Many people think “Transport User” is now the best term. But to consider its use for the entire transport system, we need to consider a core and fundamental purpose of the transport system that is often forgotten - the movement of goods.

What about freight?

Transport systems don't just move people, they move goods. Trucks, freight trains, and cargo bikes are all integral parts of modern transport networks. Yet the passenger versus customer debate acts as if they don't exist.

Try applying "passenger" to freight and the absurdity becomes immediately obvious. The goods on a truck aren't passengers. The term simply doesn't work.

What about “Transport Users”? Freight companies are undoubtedly users of the roads and rail systems. However, I think that it brings humans to mind as the default.

If you are a rail infrastructure provider with both commuter trains and freight rail moving through, a focus on “Transport Users” could prioritise trains with people over those with goods.

Given that many jurisdictions want to increase freight on rail and that it would benefit transport systems (and people) overall, language that implies prioritising moving people on rail is problematic.

What is the best term?

It is clear that we do not have a single term that meets all of our needs.

“Passenger” is clearly a non-starter for all the reasons outlined above.

"Transport User" is better. Yes, people are users, regardless of mode. The term is technically accurate and genuinely universal.

But there's a problem: most people associate "transport user" with people. It potentially biases the movement of people over goods, at the expense of the overall system and ultimately people.

That leaves us with the term "Customer".

Everyone using transport is a customer, regardless of mode or whether they are moving goods. A driver is a customer of the road provider. A cyclist is a customer of the cycling infrastructure provider. Someone walking is a customer of the local council, even if there's no footpath provided; they're still a customer; it just means the service being delivered is inadequate.

A person on a bus or train? Also a customer.

Freight companies are, quite clearly, customers. Customers of road networks, rail freight operators and logistics infrastructure.

The term is universal. It applies to every mode, every journey, every transport choice.

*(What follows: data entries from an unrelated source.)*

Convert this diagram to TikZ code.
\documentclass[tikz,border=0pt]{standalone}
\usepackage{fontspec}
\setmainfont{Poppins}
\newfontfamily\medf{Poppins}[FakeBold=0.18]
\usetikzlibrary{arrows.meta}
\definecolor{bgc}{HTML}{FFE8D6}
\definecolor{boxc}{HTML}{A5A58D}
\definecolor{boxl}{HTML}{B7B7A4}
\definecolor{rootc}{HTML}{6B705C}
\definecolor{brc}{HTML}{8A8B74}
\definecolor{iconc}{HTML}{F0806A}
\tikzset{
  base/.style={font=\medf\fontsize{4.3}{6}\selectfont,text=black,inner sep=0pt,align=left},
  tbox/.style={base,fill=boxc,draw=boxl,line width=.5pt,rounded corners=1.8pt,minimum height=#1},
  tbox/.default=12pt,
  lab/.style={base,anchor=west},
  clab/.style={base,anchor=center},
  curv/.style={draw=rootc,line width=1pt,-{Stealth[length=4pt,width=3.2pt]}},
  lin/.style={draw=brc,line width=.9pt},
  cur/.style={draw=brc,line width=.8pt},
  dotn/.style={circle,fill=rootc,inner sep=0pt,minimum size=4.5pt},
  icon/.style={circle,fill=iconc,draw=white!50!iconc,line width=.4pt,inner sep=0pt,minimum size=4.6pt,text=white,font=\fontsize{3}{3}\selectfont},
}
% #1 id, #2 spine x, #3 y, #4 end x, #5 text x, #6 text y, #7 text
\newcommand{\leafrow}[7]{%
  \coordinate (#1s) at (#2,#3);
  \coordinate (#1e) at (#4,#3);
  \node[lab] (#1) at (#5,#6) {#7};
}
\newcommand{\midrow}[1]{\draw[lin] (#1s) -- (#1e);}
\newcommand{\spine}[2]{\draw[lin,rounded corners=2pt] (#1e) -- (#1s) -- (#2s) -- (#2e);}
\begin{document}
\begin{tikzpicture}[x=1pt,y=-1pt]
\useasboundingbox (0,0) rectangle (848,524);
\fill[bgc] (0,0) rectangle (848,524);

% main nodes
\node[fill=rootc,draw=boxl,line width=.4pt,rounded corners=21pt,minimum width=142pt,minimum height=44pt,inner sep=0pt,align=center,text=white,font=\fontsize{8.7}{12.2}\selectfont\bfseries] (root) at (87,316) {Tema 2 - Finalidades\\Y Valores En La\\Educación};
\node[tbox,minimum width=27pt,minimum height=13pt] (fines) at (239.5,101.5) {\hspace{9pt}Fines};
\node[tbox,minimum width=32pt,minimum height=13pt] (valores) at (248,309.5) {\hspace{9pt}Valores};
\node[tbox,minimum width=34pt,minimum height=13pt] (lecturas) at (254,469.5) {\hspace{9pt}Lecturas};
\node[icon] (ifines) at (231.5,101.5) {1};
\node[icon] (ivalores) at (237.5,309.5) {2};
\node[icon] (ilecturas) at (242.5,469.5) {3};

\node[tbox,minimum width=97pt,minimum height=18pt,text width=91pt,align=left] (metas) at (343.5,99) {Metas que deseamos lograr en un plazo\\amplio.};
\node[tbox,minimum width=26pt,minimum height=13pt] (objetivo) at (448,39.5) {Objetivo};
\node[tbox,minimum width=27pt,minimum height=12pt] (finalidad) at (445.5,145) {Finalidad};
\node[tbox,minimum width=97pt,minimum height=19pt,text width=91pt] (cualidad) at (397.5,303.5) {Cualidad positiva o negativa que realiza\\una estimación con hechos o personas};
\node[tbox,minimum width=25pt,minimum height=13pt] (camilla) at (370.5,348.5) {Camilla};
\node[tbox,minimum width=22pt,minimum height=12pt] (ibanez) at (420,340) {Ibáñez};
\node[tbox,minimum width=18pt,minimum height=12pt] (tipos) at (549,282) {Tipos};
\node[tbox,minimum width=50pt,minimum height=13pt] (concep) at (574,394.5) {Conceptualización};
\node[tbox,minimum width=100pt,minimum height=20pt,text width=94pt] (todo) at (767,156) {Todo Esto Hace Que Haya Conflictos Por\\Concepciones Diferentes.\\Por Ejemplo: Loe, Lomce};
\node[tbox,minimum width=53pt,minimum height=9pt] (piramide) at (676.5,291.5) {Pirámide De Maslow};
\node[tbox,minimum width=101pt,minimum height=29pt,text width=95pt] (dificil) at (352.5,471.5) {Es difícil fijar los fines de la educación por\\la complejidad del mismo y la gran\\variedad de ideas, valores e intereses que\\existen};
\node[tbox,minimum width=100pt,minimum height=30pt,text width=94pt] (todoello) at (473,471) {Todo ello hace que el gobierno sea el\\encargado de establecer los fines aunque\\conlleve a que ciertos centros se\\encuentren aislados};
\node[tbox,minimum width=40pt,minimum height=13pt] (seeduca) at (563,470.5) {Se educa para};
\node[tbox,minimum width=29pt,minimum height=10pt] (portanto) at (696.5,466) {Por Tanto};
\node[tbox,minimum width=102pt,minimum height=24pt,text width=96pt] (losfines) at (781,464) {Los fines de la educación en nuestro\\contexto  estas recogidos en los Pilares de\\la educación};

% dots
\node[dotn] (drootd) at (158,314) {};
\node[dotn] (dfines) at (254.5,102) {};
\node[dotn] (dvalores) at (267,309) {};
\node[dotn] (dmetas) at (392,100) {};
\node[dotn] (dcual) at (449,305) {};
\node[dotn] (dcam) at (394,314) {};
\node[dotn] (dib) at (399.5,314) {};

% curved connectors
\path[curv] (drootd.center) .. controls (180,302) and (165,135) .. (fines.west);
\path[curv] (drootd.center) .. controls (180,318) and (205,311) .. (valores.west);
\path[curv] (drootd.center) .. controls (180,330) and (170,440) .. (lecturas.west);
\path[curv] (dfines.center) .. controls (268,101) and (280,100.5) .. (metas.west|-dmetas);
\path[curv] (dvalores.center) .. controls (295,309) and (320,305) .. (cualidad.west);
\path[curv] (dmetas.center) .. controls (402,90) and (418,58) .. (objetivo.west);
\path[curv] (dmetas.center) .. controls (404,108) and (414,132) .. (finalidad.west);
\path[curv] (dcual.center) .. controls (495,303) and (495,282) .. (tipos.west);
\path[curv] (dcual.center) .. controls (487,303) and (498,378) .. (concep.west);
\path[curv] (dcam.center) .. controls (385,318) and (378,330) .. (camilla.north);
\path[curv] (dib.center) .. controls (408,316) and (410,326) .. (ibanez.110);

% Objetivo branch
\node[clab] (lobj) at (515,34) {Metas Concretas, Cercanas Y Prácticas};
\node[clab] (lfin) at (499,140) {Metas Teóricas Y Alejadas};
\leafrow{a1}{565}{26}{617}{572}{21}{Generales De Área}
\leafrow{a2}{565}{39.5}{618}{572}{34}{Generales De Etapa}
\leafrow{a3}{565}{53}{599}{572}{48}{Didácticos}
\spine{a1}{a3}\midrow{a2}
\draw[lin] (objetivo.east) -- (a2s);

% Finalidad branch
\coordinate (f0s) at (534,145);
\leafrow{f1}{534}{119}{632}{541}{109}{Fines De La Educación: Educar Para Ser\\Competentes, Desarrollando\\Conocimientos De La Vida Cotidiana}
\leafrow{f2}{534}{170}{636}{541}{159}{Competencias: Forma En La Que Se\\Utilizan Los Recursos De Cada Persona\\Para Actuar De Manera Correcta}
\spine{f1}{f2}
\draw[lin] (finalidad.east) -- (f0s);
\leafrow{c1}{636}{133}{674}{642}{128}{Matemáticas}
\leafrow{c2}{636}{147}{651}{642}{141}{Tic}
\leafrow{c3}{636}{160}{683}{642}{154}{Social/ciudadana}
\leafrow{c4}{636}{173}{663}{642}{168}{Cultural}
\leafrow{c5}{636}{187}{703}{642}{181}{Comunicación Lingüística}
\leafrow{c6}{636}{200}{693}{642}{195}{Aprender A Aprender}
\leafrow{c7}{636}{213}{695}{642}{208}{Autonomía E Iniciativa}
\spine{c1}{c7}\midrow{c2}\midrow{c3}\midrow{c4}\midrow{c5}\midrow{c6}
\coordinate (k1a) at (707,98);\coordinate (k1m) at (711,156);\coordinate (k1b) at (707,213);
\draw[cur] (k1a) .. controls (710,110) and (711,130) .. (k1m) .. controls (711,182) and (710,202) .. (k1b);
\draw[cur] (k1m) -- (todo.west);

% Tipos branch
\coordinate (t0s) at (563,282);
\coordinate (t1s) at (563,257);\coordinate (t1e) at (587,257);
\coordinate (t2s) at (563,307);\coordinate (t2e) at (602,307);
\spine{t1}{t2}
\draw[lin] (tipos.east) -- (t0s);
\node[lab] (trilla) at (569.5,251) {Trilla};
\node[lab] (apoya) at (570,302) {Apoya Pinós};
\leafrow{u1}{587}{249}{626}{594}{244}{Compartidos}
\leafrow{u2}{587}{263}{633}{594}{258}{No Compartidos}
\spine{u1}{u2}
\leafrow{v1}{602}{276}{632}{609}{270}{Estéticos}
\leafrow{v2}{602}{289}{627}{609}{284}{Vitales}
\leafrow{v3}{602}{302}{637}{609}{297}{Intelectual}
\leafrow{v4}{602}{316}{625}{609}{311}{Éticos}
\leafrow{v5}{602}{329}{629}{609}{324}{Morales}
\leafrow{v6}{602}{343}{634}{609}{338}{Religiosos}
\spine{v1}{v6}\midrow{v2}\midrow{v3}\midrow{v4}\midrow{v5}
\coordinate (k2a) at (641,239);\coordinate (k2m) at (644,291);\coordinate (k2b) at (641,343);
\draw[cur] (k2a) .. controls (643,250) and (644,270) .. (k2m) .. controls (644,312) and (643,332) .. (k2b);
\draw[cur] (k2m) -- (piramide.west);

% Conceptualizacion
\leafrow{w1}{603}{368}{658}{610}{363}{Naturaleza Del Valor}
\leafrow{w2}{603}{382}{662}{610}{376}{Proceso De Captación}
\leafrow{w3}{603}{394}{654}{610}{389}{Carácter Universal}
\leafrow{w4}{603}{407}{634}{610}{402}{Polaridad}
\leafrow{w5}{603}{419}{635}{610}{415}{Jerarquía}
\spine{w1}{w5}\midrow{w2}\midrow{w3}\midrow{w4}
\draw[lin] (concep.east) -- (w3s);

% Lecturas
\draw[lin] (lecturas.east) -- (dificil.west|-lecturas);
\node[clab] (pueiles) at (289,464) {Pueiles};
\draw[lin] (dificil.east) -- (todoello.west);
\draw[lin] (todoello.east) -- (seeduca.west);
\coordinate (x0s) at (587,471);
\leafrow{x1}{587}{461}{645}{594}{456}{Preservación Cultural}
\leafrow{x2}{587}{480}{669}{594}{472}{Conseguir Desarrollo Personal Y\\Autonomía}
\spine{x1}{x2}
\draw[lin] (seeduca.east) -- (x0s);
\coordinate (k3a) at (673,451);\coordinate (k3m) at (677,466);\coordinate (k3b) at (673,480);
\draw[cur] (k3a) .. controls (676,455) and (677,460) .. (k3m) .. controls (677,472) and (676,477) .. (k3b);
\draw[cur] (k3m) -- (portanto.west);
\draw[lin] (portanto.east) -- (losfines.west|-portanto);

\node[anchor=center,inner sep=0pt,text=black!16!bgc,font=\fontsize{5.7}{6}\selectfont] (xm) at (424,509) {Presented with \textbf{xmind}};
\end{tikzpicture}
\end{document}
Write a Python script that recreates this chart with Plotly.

It doesn't fragment people's experiences based on which mode they're currently using. It allows us to think about their complete transport needs as one coherent whole.

Is "customer" a perfect term? No. But it has one critical advantage none of the other alternatives offer: it works everywhere, for everyone, all the time.

Conclusion

The passenger versus customer debate has consumed too much energy for too long. It's a forty-year argument that generates heat but no light, driven more by ideology than by what actually works.

Here's what matters: the outcomes our transport systems deliver. Whether we call those who use the services passengers or customers means nothing if the system fails to meet their needs. And right now, clinging to terminology designed for single-mode thinking actively works against building better multimodal systems.

The term "customer" isn't perfect. No single word can capture the full complexity of how transport systems operate. However, it has two critical advantages: it works across all modes and is also suitable for freight. It helps us think about complete transport needs, not just when people happen to be on a bus or train.

When you hear someone passionately arguing for "passenger," ask yourself: are they thinking about modern multimodal transport systems, or are they fighting a battle from the 1980s? Are they focused on outcomes, or on ideology?

The transport challenges we face today, congestion, emissions, equity, and accessibility, require us to think holistically about how people and goods move through our cities. That requires language that doesn't fragment needs into disconnected pieces.

It's time to move on from this debate. It's time to focus on what actually matters: building transport systems that serve all needs.